To hear this unique 17th century dialect, I visit David Yeomans, who grew up on Cape Lookout, just across the water from Harkers Island. David pronounces "high tide" as "hoi toid." He tells wonderful stories about growing up on Cape Lookout and about the felling of the lighthouse. The story goes that a man charged with taking down the old lighthouse figured he could do so by knocking out some bricks at the base. He needed a fast runner, though, who could swing the hammer and outrun the tumbling structure.

"He needed someone who could run 35 miles per hour," David says. "Less than that, and the lighthouse would fall directly on top of the fellow."The man went to the island's fastest runner, who said he was confident he could run fast enough to get out of the way of the falling lighthouse. The day came, and the runner stood there with the mallet. He drove a few bricks out, and the old lighthouse began to give way. The runner, though, had cut his foot and had to get down on his hands and knees to crawl to safety. He barely made it. "So we laid claim to having a fellow who could crawl 35 miles per hour," David says.

Down the road from David's house lives James Allen Rose, a model-boat builder who traces his ancestral roots back to Norway, Scotland and England. Across the road, at the Core Sound Waterfowl Museum, a couple of old-timers carve duck decoys from blocks of wood known as tupelo. Self-sufficiency on this relatively remote island has given the folks here a real knack for making things, from duck decoys to boats to quilts and candles.

From the easternmost point on Harkers Island, I ferry over to Cape Lookout. Here, I encounter Sonny Williamson, who runs the Cape Lookout Mule Train, which provides the only guided tours of the Cape. He appoints Chris Yeomans, a local schoolteacher who works summers with Sonny, to show me around in the "mule train," which turns out to be Chris' four-wheel drive truck.

We pass the towering Cape Lookout Lighthouse, sentinel to the often treacherous sea. We drive by a few homes, none of them permanently occupied, sitting on sandy dunes. Chris tells me that the island's only permanent inhabitants are loggerhead sea turtles, which waddle to shore to bury their eggs, and birds -- 7,200 species of them, including piping plovers, peregrine falcons and Arctic birds migrating south. We drive out to the point of Cape Lookout, where the chilly Labrador Current meets the warm Gulf Stream with such force that it sends plumes of sea mist soaring skyward. These powerful currents wreak havoc on the ocean floor. They shift sand and shoals so that sailors and sea captains can scarcely navigate. I watch as a sailboat rounds the bend making its way to Beaufort Inlet.

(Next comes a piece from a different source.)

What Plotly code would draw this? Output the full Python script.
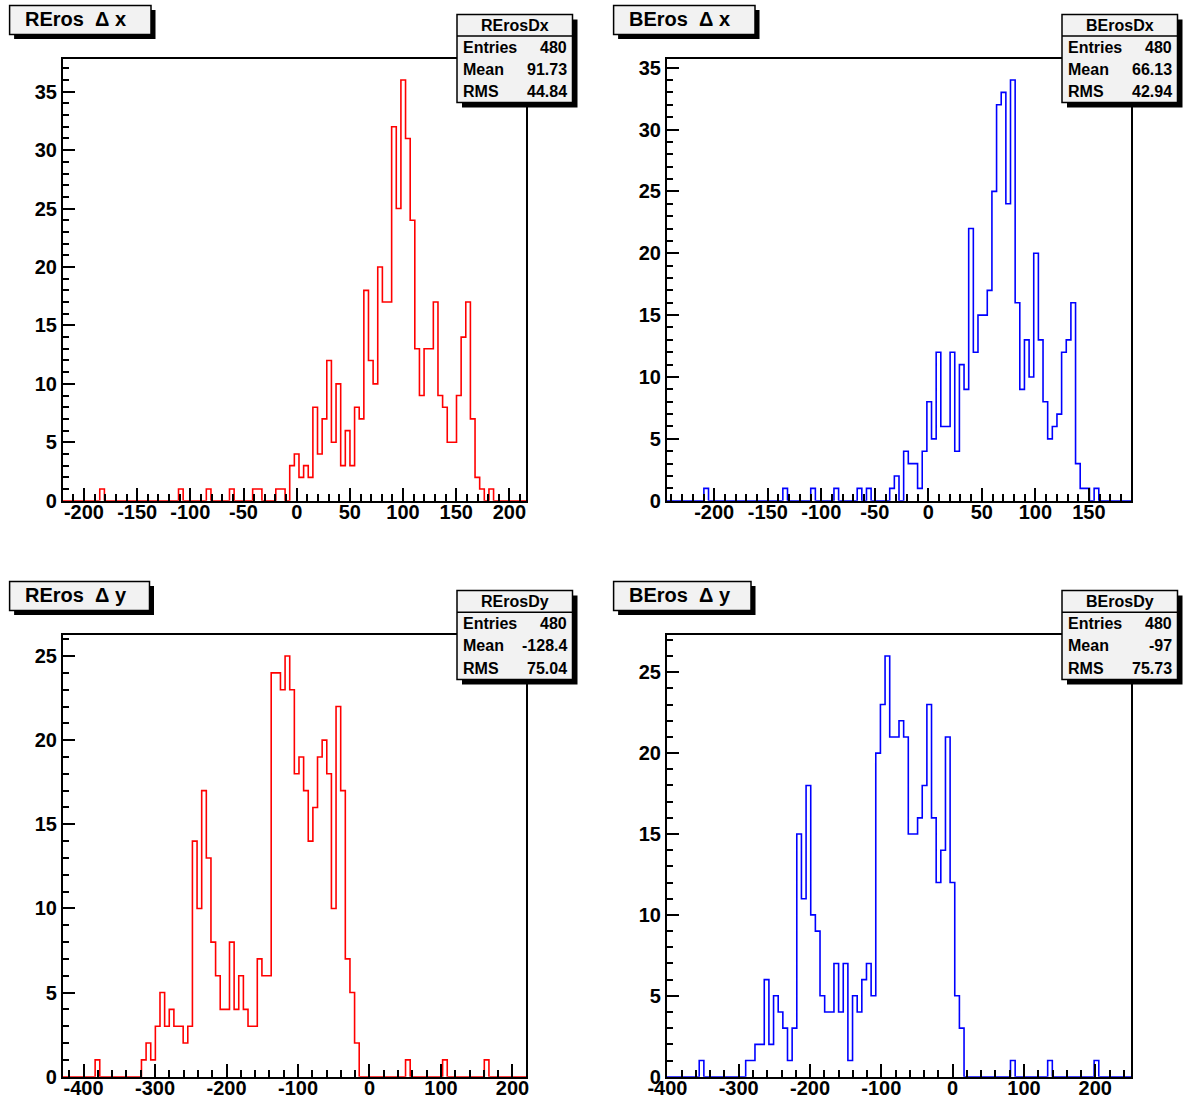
import plotly.graph_objects as go

W, H = 1183, 1102
NBINS = 100

# ---------------- data ----------------
titles = ["REros\u00a0\u00a0\u0394 x", "BEros\u00a0\u00a0\u0394 x", "REros\u00a0\u00a0\u0394 y", "BEros\u00a0\u00a0\u0394 y"]
hist_names = ["RErosDx", "BErosDx", "RErosDy", "BErosDy"]
entries = ["480", "480", "480", "480"]
means = ["91.73", "66.13", "-128.4", "-97"]
rmss = ["44.84", "42.94", "75.04", "75.73"]

x_ranges = [(-220.0, 215.6), (-244.4, 189.6), (-429.1, 218.9), (-401.0, 250.5)]
x_tickvals = [
    [-200, -150, -100, -50, 0, 50, 100, 150, 200],
    [-200, -150, -100, -50, 0, 50, 100, 150],
    [-400, -300, -200, -100, 0, 100, 200],
    [-400, -300, -200, -100, 0, 100, 200],
]
y_tickvals = [
    [0, 5, 10, 15, 20, 25, 30, 35],
    [0, 5, 10, 15, 20, 25, 30, 35],
    [0, 5, 10, 15, 20, 25],
    [0, 5, 10, 15, 20, 25],
]

rdx_counts = [
    0, 0, 0, 0, 0, 0, 0, 0, 1, 0,
    0, 0, 0, 0, 0, 0, 0, 0, 0, 0,
    0, 0, 0, 0, 0, 1, 0, 0, 0, 0,
    0, 1, 0, 0, 0, 0, 1, 0, 0, 0,
    0, 1, 1, 0, 0, 0, 1, 1, 0, 3,
    4, 2, 3, 2, 8, 4, 7, 12, 5, 10,
    3, 6, 3, 8, 7, 18, 12, 10, 20, 17,
    17, 32, 25, 36, 31, 24, 13, 9, 13, 13,
    17, 9, 8, 5, 5, 9, 14, 17, 7, 2,
    1, 0, 1, 0, 0, 0, 0, 0, 0, 0,
]
bdx_counts = [
    0, 0, 0, 0, 0, 0, 0, 0, 1, 0,
    0, 0, 0, 0, 0, 0, 0, 0, 0, 0,
    0, 0, 0, 0, 0, 1, 0, 0, 0, 0,
    0, 1, 0, 0, 0, 0, 1, 0, 0, 0,
    0, 1, 0, 1, 0, 0, 0, 0, 1, 2,
    0, 4, 3, 3, 1, 4, 8, 5, 12, 6,
    6, 12, 4, 11, 9, 22, 12, 15, 15, 17,
    25, 32, 33, 24, 34, 16, 9, 13, 10, 20,
    13, 8, 5, 6, 7, 12, 13, 16, 3, 1,
    1, 0, 1, 0, 0, 0, 0, 0, 0, 0,
]
rdy_counts = [
    0, 0, 0, 0, 0, 0, 0, 1, 0, 0,
    0, 0, 0, 0, 0, 0, 0, 1, 2, 1,
    3, 5, 3, 4, 3, 3, 2, 3, 14, 10,
    17, 13, 8, 6, 4, 4, 8, 4, 6, 4,
    3, 3, 7, 6, 6, 24, 24, 23, 25, 23,
    18, 19, 17, 14, 16, 19, 20, 18, 10, 22,
    17, 7, 5, 2, 0, 0, 0, 0, 0, 0,
    0, 0, 0, 0, 1, 0, 0, 0, 0, 0,
    0, 0, 1, 0, 0, 0, 0, 0, 0, 0,
    0, 1, 0, 0, 0, 0, 0, 0, 0, 0,
]
bdy_counts = [
    0, 0, 0, 0, 0, 0, 0, 1, 0, 0,
    0, 0, 0, 0, 0, 0, 0, 1, 1, 2,
    2, 6, 2, 5, 4, 3, 1, 3, 15, 11,
    18, 10, 9, 5, 4, 4, 7, 4, 7, 1,
    5, 4, 6, 7, 5, 20, 23, 26, 21, 21,
    22, 21, 15, 15, 16, 18, 23, 16, 12, 14,
    21, 12, 5, 3, 0, 0, 0, 0, 0, 0,
    0, 0, 0, 0, 1, 0, 0, 0, 0, 0,
    0, 0, 1, 0, 0, 0, 0, 0, 0, 0,
    0, 0, 1, 0, 0, 0, 0, 0, 0, 0,
]
all_counts = [rdx_counts, bdx_counts, rdy_counts, bdy_counts]
colors = ["#ff0000", "#0000ff", "#ff0000", "#0000ff"]
x_minor = [10, 10, 20, 20]

# ---------------- layout geometry (pixels) ----------------
frames = [  # left, right, top, bottom
    (62.7, 526.0, 59.0, 500.7),
    (666.7, 1131.3, 59.0, 500.7),
    (62.7, 526.0, 635.0, 1076.7),
    (666.7, 1131.3, 635.0, 1076.7),
]
title_boxes = [(9.6, 151.0, 5.5, 34.5), (613.6, 755.0, 5.5, 34.5),
               (9.6, 149.5, 581.5, 610.5), (613.6, 751.0, 581.5, 610.5)]
stat_boxes = [(457.0, 572.5, 14.5, 102.5), (1062.0, 1177.5, 14.5, 102.5),
              (457.0, 572.5, 590.5, 679.5), (1062.0, 1177.5, 590.5, 679.5)]

FONT = "Liberation Sans, Arial, Helvetica, sans-serif"


def px(x):
    return x / W


def py(y):
    return 1 - y / H


def fmt(v):
    return str(v)  # plain hyphen-minus, as in the original


fig = go.Figure()
shapes = []
annotations = []

for i in range(4):
    counts = all_counts[i]
    xmin, xmax = x_ranges[i]
    w = (xmax - xmin) / NBINS
    edges = [xmin + k * w for k in range(NBINS + 1)]
    yvals = list(counts) + [counts[-1]]
    xa = "x" if i == 0 else f"x{i+1}"
    ya = "y" if i == 0 else f"y{i+1}"
    fig.add_trace(go.Scatter(
        x=edges, y=yvals, mode="lines", line=dict(color=colors[i], width=1.6, shape="hv"),
        xaxis=xa, yaxis=ya, showlegend=False, cliponaxis=False, hoverinfo="skip"))

    l, r, t, b = frames[i]
    ymax = max(counts) * 1.05
    axkey = "xaxis" if i == 0 else f"xaxis{i+1}"
    aykey = "yaxis" if i == 0 else f"yaxis{i+1}"
    common = dict(showline=True, mirror=True, linecolor="black", linewidth=1.5,
                  ticks="inside", tickcolor="black", tickwidth=1.5, ticklen=13,
                  showgrid=False, zeroline=False, automargin=False, tickmode="array",
                  tickfont=dict(family=FONT, size=20, color="black", weight="bold"))
    fig.update_layout({
        axkey: dict(domain=[px(l), px(r)], range=[xmin, xmax], anchor=ya,
                    tickvals=x_tickvals[i], ticktext=[fmt(v) for v in x_tickvals[i]],
                    ticklabelstandoff=-7,
                    minor=dict(ticks="inside", ticklen=7, tickwidth=1.5, tickcolor="black",
                               dtick=x_minor[i], tick0=0, showgrid=False),
                    **common),
        aykey: dict(domain=[py(b), py(t)], range=[0, ymax], anchor=xa,
                    tickvals=y_tickvals[i], ticktext=[fmt(v) for v in y_tickvals[i]],
                    minor=dict(ticks="inside", ticklen=7, tickwidth=1.5, tickcolor="black",
                               dtick=1, tick0=0, showgrid=False),
                    **common),
    })

    # title box with shadow
    tl, tr, tt, tb = title_boxes[i]
    shapes.append(dict(type="rect", xref="paper", yref="paper", x0=px(tl + 4.5), x1=px(tr + 4.5),
                       y0=py(tb + 4.5), y1=py(tt + 4.5), fillcolor="black", line=dict(width=0)))
    shapes.append(dict(type="rect", xref="paper", yref="paper", x0=px(tl), x1=px(tr),
                       y0=py(tb), y1=py(tt), fillcolor="#f2f2f2", line=dict(color="black", width=1.5)))
    annotations.append(dict(xref="paper", yref="paper", x=px(tl + 13), y=py((tt + tb) / 2 - 1),
                            text=titles[i], showarrow=False, xanchor="left", yanchor="middle",
                            font=dict(family=FONT, size=20, color="black", weight="bold")))

    # stats box with shadow
    sl, sr, st, sb = stat_boxes[i]
    shapes.append(dict(type="rect", xref="paper", yref="paper", x0=px(sl + 5), x1=px(sr + 5),
                       y0=py(sb + 5), y1=py(st + 5), fillcolor="black", line=dict(width=0)))
    shapes.append(dict(type="rect", xref="paper", yref="paper", x0=px(sl), x1=px(sr),
                       y0=py(sb), y1=py(st), fillcolor="#f2f2f2", line=dict(color="black", width=1.5)))
    hdr = st + (sb - st) * 0.245
    shapes.append(dict(type="line", xref="paper", yref="paper", x0=px(sl), x1=px(sr),
                       y0=py(hdr), y1=py(hdr), line=dict(color="black", width=1.5)))
    sfont = dict(family=FONT, size=16, color="black", weight="bold")
    annotations.append(dict(xref="paper", yref="paper", x=px((sl + sr) / 2), y=py((st + hdr) / 2),
                            text=hist_names[i], showarrow=False, xanchor="center", yanchor="middle",
                            font=sfont))
    row_h = (sb - hdr) / 3
    labels = ["Entries", "Mean", "RMS"]
    vals = [entries[i], means[i], rmss[i]]
    for j in range(3):
        yc = hdr + row_h * (j + 0.5)
        annotations.append(dict(xref="paper", yref="paper", x=px(sl + 4), y=py(yc),
                                text=labels[j], showarrow=False, xanchor="left", yanchor="middle",
                                font=sfont))
        annotations.append(dict(xref="paper", yref="paper", x=px(sr - 4), y=py(yc),
                                text=vals[j], showarrow=False, xanchor="right", yanchor="middle",
                                font=sfont))

fig.update_layout(width=W, height=H, margin=dict(l=0, r=0, t=0, b=0, autoexpand=False),
                  paper_bgcolor="white", plot_bgcolor="white",
                  shapes=shapes, annotations=annotations, showlegend=False)

fig.write_html("out.html", config={"displayModeBar": False},
               post_script="document.body.style.margin='0px';document.body.style.overflow='hidden';")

From here, it's easy to see what draws sailors to the tiny maritime town. Its safe harbor provides a welcome bounty of pleasures not far from the restless sea. And for weary travelers, a respite from the busy world. 

Sidebar: The Road To Raleigh

If you've got a couple of days to spare, it's well worth the drive along the Outer Banks. The thin ribbon of barrier islands is historically rich and abundant with nature, particularly along the Cape Hatteras National Seashore. It's only about an hour's drive from Beaufort to Cedar Island. From here, ferries depart regularly for Ocracoke Island, where the national seashore begins. Ocracoke Lighthouse, the oldest beacon still operating in the state, leads boats safely to picturesque Silver Lake Harbor.

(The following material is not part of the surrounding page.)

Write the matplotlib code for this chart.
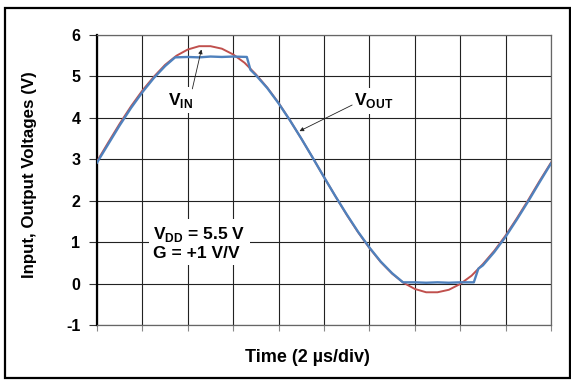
import matplotlib
matplotlib.use("Agg")
import matplotlib.pyplot as plt
from matplotlib.patches import Rectangle

plt.rcParams['font.family'] = ['Liberation Sans', 'DejaVu Sans']
plt.rcParams['mathtext.fontset'] = 'custom'
plt.rcParams['mathtext.rm'] = 'Liberation Sans:bold'
plt.rcParams['mathtext.bf'] = 'Liberation Sans:bold'

# Input waveform (divisions, volts)
t_in = [0, 0.25, 0.5, 0.75, 1.0, 1.25, 1.5, 1.75, 2.0, 2.25, 2.5, 2.75, 3.0,
        3.25, 3.5, 3.75, 4.0, 4.25, 4.5, 4.75, 5.0, 5.25, 5.5, 5.75, 6.0,
        6.25, 6.5, 6.75, 7.0, 7.25, 7.5, 7.75, 8.0, 8.25, 8.5, 8.75, 9.0,
        9.25, 9.5, 9.75, 10.0]
v_in = [2.95, 3.41, 3.86, 4.28, 4.66, 4.99, 5.28, 5.50, 5.65, 5.73, 5.73,
        5.67, 5.53, 5.33, 5.05, 4.73, 4.36, 3.94, 3.50, 3.04, 2.57, 2.11,
        1.66, 1.24, 0.86, 0.52, 0.24, 0.02, -0.13, -0.21, -0.21, -0.15,
        -0.01, 0.19, 0.47, 0.79, 1.16, 1.58, 2.02, 2.48, 2.92]

# Output waveform (clipped near the rails)
t_out = [0, 0.25, 0.5, 0.75, 1.0, 1.25, 1.5, 1.72, 2.0, 2.25, 2.5, 2.75,
         3.0, 3.3, 3.38, 3.5, 3.75, 4.0, 4.25, 4.5, 4.75, 5.0, 5.25, 5.5,
         5.75, 6.0, 6.25, 6.5, 6.74, 7.0, 7.25, 7.5, 7.75, 8.0, 8.3, 8.4,
         8.5, 8.75, 9.0, 9.25, 9.5, 9.75, 10.0]
v_out = [2.92, 3.37, 3.82, 4.24, 4.62, 4.96, 5.25, 5.46, 5.47, 5.46, 5.48,
         5.47, 5.48, 5.47, 5.16, 5.03, 4.72, 4.35, 3.94, 3.50, 3.04, 2.57,
         2.11, 1.67, 1.25, 0.87, 0.53, 0.25, 0.03, 0.03, 0.02, 0.03, 0.02,
         0.03, 0.03, 0.36, 0.44, 0.76, 1.13, 1.55, 1.99, 2.45, 2.90]

y_ticks = [-1, 0, 1, 2, 3, 4, 5, 6]
x_ticks = list(range(0, 11))

W, H = 571, 385
fig = plt.figure(figsize=(W / 100, H / 100), dpi=100)
ax = fig.add_axes([97 / W, 1 - 325 / H, 454 / W, 290 / H])

ax.plot(t_in, v_in, color='#C0504D', lw=1.4, zorder=3)
ax.plot(t_out, v_out, color='#4F81BD', lw=1.7, zorder=4)

ax.set_xlim(0, 10)
ax.set_ylim(-1, 6)
ax.set_xticks(x_ticks)
ax.set_xticklabels([])
ax.set_yticks(y_ticks)
ax.set_yticklabels([str(v) for v in y_ticks], fontsize=11.5, fontweight='bold')
ax.tick_params(axis='y', direction='out', length=6, width=0.8, pad=6, color='#333333')
ax.tick_params(axis='x', direction='out', length=4.5, width=0.8, color='#888888')
ax.grid(True, color='#222222', lw=0.8)
ax.set_axisbelow(True)

for side in ('top', 'right', 'bottom'):
    ax.spines[side].set_color('#666666')
    ax.spines[side].set_linewidth(0.9)
ax.spines['left'].set_color('black')
ax.spines['left'].set_linewidth(1.6)

# Labels for the traces
ax.text(1.84, 4.42, r'$\mathbf{V}_{\mathbf{IN}}$', fontsize=12.5, ha='center', va='center',
        bbox=dict(facecolor='white', edgecolor='none', pad=2.5), zorder=5)
ax.annotate('', xy=(2.30, 5.65), xytext=(2.10, 4.70),
            arrowprops=dict(arrowstyle='-|>', color='#222222', lw=0.6,
                            mutation_scale=6, shrinkA=0, shrinkB=0), zorder=6)

ax.text(6.09, 4.41, r'$\mathbf{V}_{\mathbf{OUT}}$', fontsize=12.5, ha='center', va='center',
        bbox=dict(facecolor='white', edgecolor='none', pad=2.5), zorder=5)
ax.annotate('', xy=(4.46, 3.68), xytext=(5.62, 4.31),
            arrowprops=dict(arrowstyle='-|>', color='#222222', lw=0.6,
                            mutation_scale=6, shrinkA=0, shrinkB=0), zorder=6)

ax.text(1.24, 0.98, r'$\mathbf{V}_{\mathbf{DD}}$' + ' = 5.5 V\nG = +1 V/V', fontsize=12.5,
        fontweight='bold', ha='left', va='center', linespacing=1.1,
        bbox=dict(facecolor='white', edgecolor='none', pad=3), zorder=5)

fig.text(30 / W, 1 - 175 / H, 'Input, Output Voltages (V)', rotation=90,
         ha='center', va='center', fontsize=12.2, fontweight='bold')
fig.text(307 / W, 1 - 357 / H, 'Time (2 µs/div)', ha='center', va='center',
         fontsize=13, fontweight='bold')

fig.add_artist(Rectangle((5 / W, 1 - 378 / H), 565 / W, 370 / H,
                         transform=fig.transFigure, fill=False,
                         edgecolor='black', lw=1.6))

fig.savefig('out.png', dpi=100)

It was in the tiny fishing village of Ocracoke that volunteers from the Royal Navy beheaded Blackbeard following a brief but bloody battle on November 22, 1718. It was also in Ocracoke that four Royal Navy sailors were torpedoed offshore in 1942 and put to rest in the town's British Cemetery.

From Ocracoke, Highway 12 begins its ascent up the Outer Banks. Fourteen miles up the road, a ferry crosses over to Hatteras Island, where the tallest brick lighthouse in the United States rises 208 feet. Cape Hatteras lighthouse's 268 steps lead the way to panoramic vistas of the sand-fringed national seashore and of the treacherous seas that collide with such ferocity that sailors dubbed this region, the Graveyard of the Atlantic.

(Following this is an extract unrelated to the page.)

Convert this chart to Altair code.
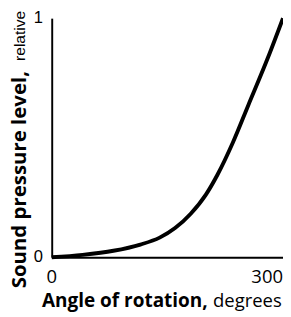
import altair as alt
import pandas as pd

angles = [0, 40, 80, 115, 140, 160, 180, 200, 215, 235, 255, 280, 300]
levels = [0.0, 0.010, 0.027, 0.053, 0.082, 0.122, 0.181, 0.262, 0.345, 0.48, 0.636, 0.831, 1.0]
x_ticks = [0, 300]
y_ticks = [0, 1]

df = pd.DataFrame({"angle": angles, "level": levels})
FONT = "Open Sans"
xs = alt.Scale(domain=[0, 300], nice=False)
ys = alt.Scale(domain=[0, 1], nice=False)
ax = dict(title=None, grid=False, ticks=False, labels=False, domainColor="black", domainWidth=2)

line = alt.Chart(df).mark_line(color="black", strokeWidth=4, interpolate="monotone", clip=False).encode(
    x=alt.X("angle:Q", scale=xs, axis=alt.Axis(values=x_ticks, **ax)),
    y=alt.Y("level:Q", scale=ys, axis=alt.Axis(values=y_ticks, **ax)),
)

xt = pd.DataFrame({"v": x_ticks})
yt = pd.DataFrame({"v": y_ticks})

xlab_first = alt.Chart(xt.iloc[:1]).mark_text(font=FONT, fontSize=19, color="black",
                                               align="center", baseline="alphabetic").encode(
    x=alt.X("v:Q", scale=xs), y=alt.value(273), text=alt.Text("v:Q", format="d"))
xlab_last = alt.Chart(xt.iloc[-1:]).mark_text(font=FONT, fontSize=19, color="black",
                                              align="right", baseline="alphabetic").encode(
    x=alt.X("v:Q", scale=xs), y=alt.value(273), text=alt.Text("v:Q", format="d"))
ylab = alt.Chart(yt).mark_text(font="Liberation Sans", fontSize=17, color="black",
                               align="right", baseline="middle").encode(
    y=alt.Y("v:Q", scale=ys), x=alt.value(-9), text=alt.Text("v:Q", format="d"))

def txt(s, x, y, bold, size, font, angle=0, baseline="alphabetic"):
    return alt.Chart(pd.DataFrame({"t": [s]})).mark_text(
        font=font, fontSize=size, fontWeight="bold" if bold else "normal",
        color="black", align="left", baseline=baseline, angle=angle,
    ).encode(text="t:N", x=alt.value(x), y=alt.value(y))

titles = (
    txt("Angle of rotation,", -10, 297, True, 19.5, FONT)
    + txt("degrees", 166, 297, False, 19, FONT)
    + txt("Sound pressure level,", -32, 278, True, 21, FONT, angle=270, baseline="middle")
    + txt("relative", -32, 44, False, 16, "Liberation Sans", angle=270, baseline="middle")
)

chart = alt.layer(line, xlab_first, xlab_last, ylab, titles).properties(
    width=238, height=246,
    padding={"left": 45, "top": 6, "right": 0, "bottom": 55},
    autosize=alt.AutoSizeParams(type="none"),
).configure_view(stroke=None)

chart.save("out.html", embed_options={"renderer": "svg", "actions": False})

The drive from Cape Hatteras passes marshes where Egret, heron, glossy iris and a variety of wading birds make their homes spring through fall. At Pea Island National Wildlife Refuge, 265 species of birds populate the 6,000-acres of protected nature reserves.

Continuing on Highway 12, cross the bridge at Oregon Inlet and head west for Roanoke Island (or continue into Kitty Hawk and the Wright Brothers National Memorial, site of Wilbur and Orville Wright's first powered flight on December 17, 1903.) The focal point of Roanoke Island is Manteo, site of the first English Settlement in America. Here, America's oldest outdoor drama, The Lost Colony, depicts the epic unsolved mystery of how 117 colonists vanished with scarcely a trace. At the north end of Roanoke Island, Fort Raleigh National Historic Site makes the site where Sir Walter Raleigh's explorers and colonists established a settlement in 1585.

Manteo's a good place to overnight. The next day, a three-hour drive on Highway 64 takes you back to North Carolina's capital city, named in honor of Sir Walter Raleigh.